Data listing
┄┄┄┄┄┄
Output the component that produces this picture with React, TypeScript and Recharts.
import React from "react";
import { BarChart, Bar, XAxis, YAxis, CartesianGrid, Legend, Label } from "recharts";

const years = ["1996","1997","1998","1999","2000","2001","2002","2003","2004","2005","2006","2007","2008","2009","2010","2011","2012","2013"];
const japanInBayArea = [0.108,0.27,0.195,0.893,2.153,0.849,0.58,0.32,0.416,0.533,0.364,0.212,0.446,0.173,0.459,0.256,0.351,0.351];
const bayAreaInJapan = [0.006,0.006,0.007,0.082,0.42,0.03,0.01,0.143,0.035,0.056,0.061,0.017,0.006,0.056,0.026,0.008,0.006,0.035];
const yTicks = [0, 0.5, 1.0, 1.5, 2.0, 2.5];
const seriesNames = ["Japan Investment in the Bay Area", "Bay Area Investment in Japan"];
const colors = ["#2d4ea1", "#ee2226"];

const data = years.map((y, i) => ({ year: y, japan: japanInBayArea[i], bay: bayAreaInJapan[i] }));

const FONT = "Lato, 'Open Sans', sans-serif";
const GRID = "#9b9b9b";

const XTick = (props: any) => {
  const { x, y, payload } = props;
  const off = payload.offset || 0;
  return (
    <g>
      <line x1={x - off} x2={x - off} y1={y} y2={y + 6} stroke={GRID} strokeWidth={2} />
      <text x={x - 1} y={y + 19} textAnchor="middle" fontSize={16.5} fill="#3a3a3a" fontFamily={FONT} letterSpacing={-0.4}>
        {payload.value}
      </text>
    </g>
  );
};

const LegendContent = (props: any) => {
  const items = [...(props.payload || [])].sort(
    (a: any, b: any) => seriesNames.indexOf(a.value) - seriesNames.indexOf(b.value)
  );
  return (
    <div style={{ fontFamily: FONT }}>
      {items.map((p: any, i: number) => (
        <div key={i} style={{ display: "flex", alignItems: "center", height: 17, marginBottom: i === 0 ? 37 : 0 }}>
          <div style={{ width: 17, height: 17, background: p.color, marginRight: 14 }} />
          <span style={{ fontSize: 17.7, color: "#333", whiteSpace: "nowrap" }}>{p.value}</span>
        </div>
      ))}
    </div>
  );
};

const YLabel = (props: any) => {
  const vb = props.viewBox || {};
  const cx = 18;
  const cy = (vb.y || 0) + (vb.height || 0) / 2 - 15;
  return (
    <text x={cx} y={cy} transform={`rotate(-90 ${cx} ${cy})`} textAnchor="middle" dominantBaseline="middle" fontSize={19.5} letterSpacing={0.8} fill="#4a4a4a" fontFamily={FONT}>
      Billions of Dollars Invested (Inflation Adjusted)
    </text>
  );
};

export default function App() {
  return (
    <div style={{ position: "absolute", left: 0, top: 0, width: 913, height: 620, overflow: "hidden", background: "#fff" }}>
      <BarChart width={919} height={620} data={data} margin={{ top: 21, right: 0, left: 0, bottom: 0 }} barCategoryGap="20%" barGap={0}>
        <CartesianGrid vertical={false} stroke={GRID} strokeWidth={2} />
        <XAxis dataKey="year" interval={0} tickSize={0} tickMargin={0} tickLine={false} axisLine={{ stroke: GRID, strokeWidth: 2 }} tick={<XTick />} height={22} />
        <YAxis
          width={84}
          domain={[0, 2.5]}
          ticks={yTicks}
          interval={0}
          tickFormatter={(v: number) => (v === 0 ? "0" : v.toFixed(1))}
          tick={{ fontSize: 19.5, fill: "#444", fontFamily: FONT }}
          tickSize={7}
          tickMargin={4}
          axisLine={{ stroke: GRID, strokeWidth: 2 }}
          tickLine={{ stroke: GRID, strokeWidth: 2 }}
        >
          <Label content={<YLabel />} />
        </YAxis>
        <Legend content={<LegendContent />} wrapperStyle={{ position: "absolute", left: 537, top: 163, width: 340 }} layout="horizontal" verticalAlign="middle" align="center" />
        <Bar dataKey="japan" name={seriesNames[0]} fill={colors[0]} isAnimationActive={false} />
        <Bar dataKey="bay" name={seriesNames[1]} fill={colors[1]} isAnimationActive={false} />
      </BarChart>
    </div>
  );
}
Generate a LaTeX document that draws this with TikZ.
┄┄┄┄┄┄
**Do this:** Exactly as written, please output every entry.

**Complete response:**
Output the component that produces this picture with React, TypeScript and Recharts.
import React from "react";
import { BarChart, Bar, XAxis, YAxis, CartesianGrid, Legend, Label } from "recharts";

const years = ["1996","1997","1998","1999","2000","2001","2002","2003","2004","2005","2006","2007","2008","2009","2010","2011","2012","2013"];
const japanInBayArea = [0.108,0.27,0.195,0.893,2.153,0.849,0.58,0.32,0.416,0.533,0.364,0.212,0.446,0.173,0.459,0.256,0.351,0.351];
const bayAreaInJapan = [0.006,0.006,0.007,0.082,0.42,0.03,0.01,0.143,0.035,0.056,0.061,0.017,0.006,0.056,0.026,0.008,0.006,0.035];
const yTicks = [0, 0.5, 1.0, 1.5, 2.0, 2.5];
const seriesNames = ["Japan Investment in the Bay Area", "Bay Area Investment in Japan"];
const colors = ["#2d4ea1", "#ee2226"];

const data = years.map((y, i) => ({ year: y, japan: japanInBayArea[i], bay: bayAreaInJapan[i] }));

const FONT = "Lato, 'Open Sans', sans-serif";
const GRID = "#9b9b9b";

const XTick = (props: any) => {
  const { x, y, payload } = props;
  const off = payload.offset || 0;
  return (
    <g>
      <line x1={x - off} x2={x - off} y1={y} y2={y + 6} stroke={GRID} strokeWidth={2} />
      <text x={x - 1} y={y + 19} textAnchor="middle" fontSize={16.5} fill="#3a3a3a" fontFamily={FONT} letterSpacing={-0.4}>
        {payload.value}
      </text>
    </g>
  );
};

const LegendContent = (props: any) => {
  const items = [...(props.payload || [])].sort(
    (a: any, b: any) => seriesNames.indexOf(a.value) - seriesNames.indexOf(b.value)
  );
  return (
    <div style={{ fontFamily: FONT }}>
      {items.map((p: any, i: number) => (
        <div key={i} style={{ display: "flex", alignItems: "center", height: 17, marginBottom: i === 0 ? 37 : 0 }}>
          <div style={{ width: 17, height: 17, background: p.color, marginRight: 14 }} />
          <span style={{ fontSize: 17.7, color: "#333", whiteSpace: "nowrap" }}>{p.value}</span>
        </div>
      ))}
    </div>
  );
};

const YLabel = (props: any) => {
  const vb = props.viewBox || {};
  const cx = 18;
  const cy = (vb.y || 0) + (vb.height || 0) / 2 - 15;
  return (
    <text x={cx} y={cy} transform={`rotate(-90 ${cx} ${cy})`} textAnchor="middle" dominantBaseline="middle" fontSize={19.5} letterSpacing={0.8} fill="#4a4a4a" fontFamily={FONT}>
      Billions of Dollars Invested (Inflation Adjusted)
    </text>
  );
};

export default function App() {
  return (
    <div style={{ position: "absolute", left: 0, top: 0, width: 913, height: 620, overflow: "hidden", background: "#fff" }}>
      <BarChart width={919} height={620} data={data} margin={{ top: 21, right: 0, left: 0, bottom: 0 }} barCategoryGap="20%" barGap={0}>
        <CartesianGrid vertical={false} stroke={GRID} strokeWidth={2} />
        <XAxis dataKey="year" interval={0} tickSize={0} tickMargin={0} tickLine={false} axisLine={{ stroke: GRID, strokeWidth: 2 }} tick={<XTick />} height={22} />
        <YAxis
          width={84}
          domain={[0, 2.5]}
          ticks={yTicks}
          interval={0}
          tickFormatter={(v: number) => (v === 0 ? "0" : v.toFixed(1))}
          tick={{ fontSize: 19.5, fill: "#444", fontFamily: FONT }}
          tickSize={7}
          tickMargin={4}
          axisLine={{ stroke: GRID, strokeWidth: 2 }}
          tickLine={{ stroke: GRID, strokeWidth: 2 }}
        >
          <Label content={<YLabel />} />
        </YAxis>
        <Legend content={<LegendContent />} wrapperStyle={{ position: "absolute", left: 537, top: 163, width: 340 }} layout="horizontal" verticalAlign="middle" align="center" />
        <Bar dataKey="japan" name={seriesNames[0]} fill={colors[0]} isAnimationActive={false} />
        <Bar dataKey="bay" name={seriesNames[1]} fill={colors[1]} isAnimationActive={false} />
      </BarChart>
    </div>
  );
}
Generate a LaTeX document that draws this with TikZ.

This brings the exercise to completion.